» What the exercise asks
Output the lines from the top of the entries below to the line with "plt.rcParams['font.family'] = ['Lato', 'DejaVu", both included, exactly and without pictures.

Code that draws figures:
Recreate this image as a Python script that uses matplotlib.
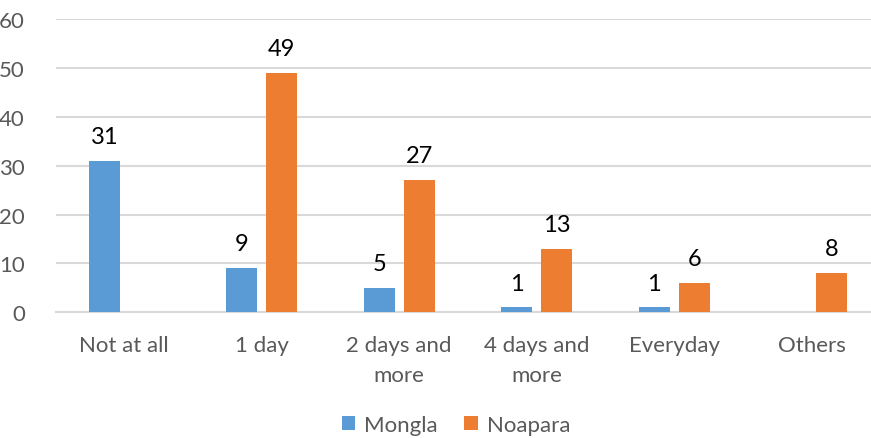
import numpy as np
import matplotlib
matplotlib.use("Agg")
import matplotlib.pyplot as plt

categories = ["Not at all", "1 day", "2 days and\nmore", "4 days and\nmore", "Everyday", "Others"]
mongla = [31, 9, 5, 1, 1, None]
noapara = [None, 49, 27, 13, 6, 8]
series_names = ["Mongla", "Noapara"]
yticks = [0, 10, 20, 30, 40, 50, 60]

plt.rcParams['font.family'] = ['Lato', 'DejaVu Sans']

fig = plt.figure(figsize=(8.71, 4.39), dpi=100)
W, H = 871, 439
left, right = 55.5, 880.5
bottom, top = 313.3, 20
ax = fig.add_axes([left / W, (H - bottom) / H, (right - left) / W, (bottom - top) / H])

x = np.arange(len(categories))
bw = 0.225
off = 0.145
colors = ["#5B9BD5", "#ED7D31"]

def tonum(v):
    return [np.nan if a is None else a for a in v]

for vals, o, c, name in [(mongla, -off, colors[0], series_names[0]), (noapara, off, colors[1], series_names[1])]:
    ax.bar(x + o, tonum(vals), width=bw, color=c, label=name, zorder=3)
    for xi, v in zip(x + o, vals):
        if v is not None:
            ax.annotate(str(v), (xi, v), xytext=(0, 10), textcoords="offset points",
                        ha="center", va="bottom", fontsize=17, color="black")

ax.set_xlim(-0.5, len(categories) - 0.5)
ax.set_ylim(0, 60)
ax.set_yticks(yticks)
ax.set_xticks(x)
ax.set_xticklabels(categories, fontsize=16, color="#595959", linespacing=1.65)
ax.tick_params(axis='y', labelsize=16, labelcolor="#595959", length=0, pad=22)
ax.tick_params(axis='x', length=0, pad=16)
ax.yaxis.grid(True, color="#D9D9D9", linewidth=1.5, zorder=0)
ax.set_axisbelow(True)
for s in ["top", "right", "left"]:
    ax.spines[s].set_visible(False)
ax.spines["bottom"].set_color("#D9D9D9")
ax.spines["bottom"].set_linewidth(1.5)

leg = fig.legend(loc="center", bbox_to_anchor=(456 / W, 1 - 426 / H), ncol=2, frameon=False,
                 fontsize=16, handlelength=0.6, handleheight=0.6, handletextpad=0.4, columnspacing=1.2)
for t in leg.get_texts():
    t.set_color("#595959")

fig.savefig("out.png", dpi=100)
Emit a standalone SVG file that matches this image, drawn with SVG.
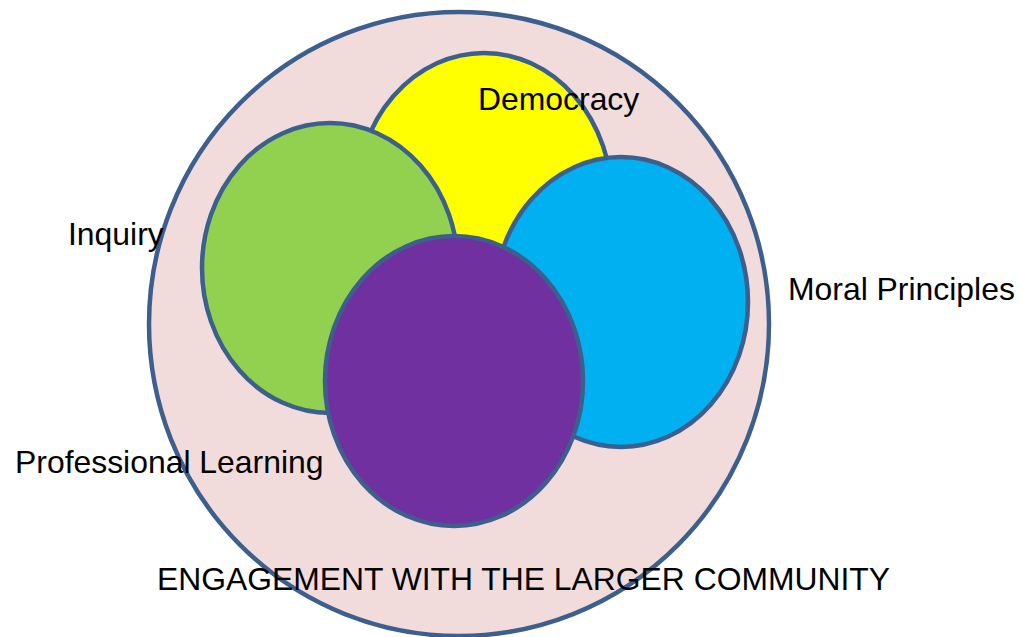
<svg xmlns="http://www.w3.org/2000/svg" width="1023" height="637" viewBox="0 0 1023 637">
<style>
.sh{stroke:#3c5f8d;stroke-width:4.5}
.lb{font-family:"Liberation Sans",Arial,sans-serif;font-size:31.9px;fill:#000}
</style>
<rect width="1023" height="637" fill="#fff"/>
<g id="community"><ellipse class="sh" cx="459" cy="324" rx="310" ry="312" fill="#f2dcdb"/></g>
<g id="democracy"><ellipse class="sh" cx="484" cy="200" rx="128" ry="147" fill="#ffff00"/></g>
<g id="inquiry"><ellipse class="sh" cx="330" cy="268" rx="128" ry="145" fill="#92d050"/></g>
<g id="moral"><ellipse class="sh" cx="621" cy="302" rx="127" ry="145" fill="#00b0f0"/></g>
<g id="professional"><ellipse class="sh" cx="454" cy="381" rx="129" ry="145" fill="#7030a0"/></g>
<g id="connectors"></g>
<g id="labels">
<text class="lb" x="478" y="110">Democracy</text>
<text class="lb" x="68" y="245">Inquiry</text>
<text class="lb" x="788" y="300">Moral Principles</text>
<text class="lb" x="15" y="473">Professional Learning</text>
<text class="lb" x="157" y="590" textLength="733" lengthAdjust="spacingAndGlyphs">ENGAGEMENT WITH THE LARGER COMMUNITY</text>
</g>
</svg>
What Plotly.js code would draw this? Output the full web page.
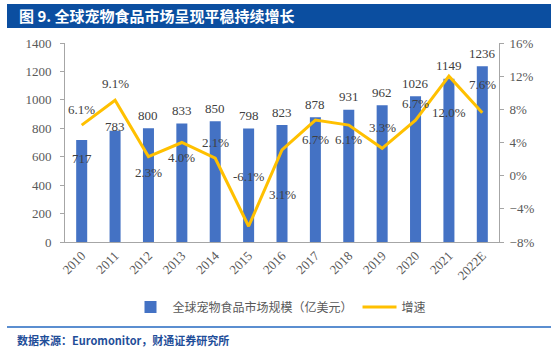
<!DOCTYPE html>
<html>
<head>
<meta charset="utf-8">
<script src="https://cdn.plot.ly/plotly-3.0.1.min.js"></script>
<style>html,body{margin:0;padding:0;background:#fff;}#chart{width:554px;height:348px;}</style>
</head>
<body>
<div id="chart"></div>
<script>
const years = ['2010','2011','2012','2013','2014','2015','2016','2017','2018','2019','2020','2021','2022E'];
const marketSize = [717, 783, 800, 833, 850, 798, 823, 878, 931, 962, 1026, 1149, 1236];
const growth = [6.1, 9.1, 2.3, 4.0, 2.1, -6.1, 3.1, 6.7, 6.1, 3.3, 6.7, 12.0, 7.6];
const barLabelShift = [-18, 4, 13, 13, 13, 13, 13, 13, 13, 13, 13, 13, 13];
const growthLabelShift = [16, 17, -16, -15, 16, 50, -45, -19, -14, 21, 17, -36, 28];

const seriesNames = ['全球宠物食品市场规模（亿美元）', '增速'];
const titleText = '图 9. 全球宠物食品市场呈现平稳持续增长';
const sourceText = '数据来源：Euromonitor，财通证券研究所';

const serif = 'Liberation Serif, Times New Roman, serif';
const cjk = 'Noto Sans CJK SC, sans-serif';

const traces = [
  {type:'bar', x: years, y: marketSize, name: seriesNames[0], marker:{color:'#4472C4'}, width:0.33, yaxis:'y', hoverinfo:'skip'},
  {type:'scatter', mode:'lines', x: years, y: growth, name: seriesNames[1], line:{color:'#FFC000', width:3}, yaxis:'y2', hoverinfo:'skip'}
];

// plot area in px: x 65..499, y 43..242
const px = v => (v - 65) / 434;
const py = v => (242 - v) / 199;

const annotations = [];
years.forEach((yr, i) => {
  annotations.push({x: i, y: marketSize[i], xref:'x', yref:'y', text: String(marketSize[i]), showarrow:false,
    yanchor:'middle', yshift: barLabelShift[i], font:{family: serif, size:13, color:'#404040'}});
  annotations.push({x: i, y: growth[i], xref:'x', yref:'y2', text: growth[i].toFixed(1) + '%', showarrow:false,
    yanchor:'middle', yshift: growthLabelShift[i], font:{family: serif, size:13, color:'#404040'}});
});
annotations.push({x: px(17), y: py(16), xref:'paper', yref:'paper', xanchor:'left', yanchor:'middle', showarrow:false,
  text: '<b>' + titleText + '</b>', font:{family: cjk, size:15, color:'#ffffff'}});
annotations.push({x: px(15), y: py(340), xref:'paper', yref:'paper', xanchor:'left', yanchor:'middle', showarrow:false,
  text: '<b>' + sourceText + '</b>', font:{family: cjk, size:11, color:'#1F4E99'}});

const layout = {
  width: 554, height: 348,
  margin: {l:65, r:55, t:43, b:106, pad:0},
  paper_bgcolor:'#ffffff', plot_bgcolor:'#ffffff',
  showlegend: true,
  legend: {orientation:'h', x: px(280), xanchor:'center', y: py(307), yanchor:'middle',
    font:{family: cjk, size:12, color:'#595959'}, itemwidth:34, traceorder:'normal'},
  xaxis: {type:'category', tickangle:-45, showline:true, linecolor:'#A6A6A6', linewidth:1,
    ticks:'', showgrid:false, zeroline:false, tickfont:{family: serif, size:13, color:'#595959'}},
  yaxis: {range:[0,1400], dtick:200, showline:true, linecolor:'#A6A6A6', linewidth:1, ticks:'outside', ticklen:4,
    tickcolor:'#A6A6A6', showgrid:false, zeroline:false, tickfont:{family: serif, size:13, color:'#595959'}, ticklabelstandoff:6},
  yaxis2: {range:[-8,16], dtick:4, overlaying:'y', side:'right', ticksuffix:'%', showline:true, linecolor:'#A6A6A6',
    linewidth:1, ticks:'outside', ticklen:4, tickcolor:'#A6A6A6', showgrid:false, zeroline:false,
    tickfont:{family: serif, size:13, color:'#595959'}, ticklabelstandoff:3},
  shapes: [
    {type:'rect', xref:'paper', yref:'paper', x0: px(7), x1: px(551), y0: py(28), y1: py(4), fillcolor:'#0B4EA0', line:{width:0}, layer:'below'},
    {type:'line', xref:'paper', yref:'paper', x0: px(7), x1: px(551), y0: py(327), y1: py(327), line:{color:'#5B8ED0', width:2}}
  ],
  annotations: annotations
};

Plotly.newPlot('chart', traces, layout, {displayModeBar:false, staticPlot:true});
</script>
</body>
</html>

» Solution to this problem
Recreate this image as a Python script that uses matplotlib.
import numpy as np
import matplotlib
matplotlib.use("Agg")
import matplotlib.pyplot as plt

categories = ["Not at all", "1 day", "2 days and\nmore", "4 days and\nmore", "Everyday", "Others"]
mongla = [31, 9, 5, 1, 1, None]
noapara = [None, 49, 27, 13, 6, 8]
series_names = ["Mongla", "Noapara"]
yticks = [0, 10, 20, 30, 40, 50, 60]

plt.rcParams['font.family'] = ['Lato', 'DejaVu Sans']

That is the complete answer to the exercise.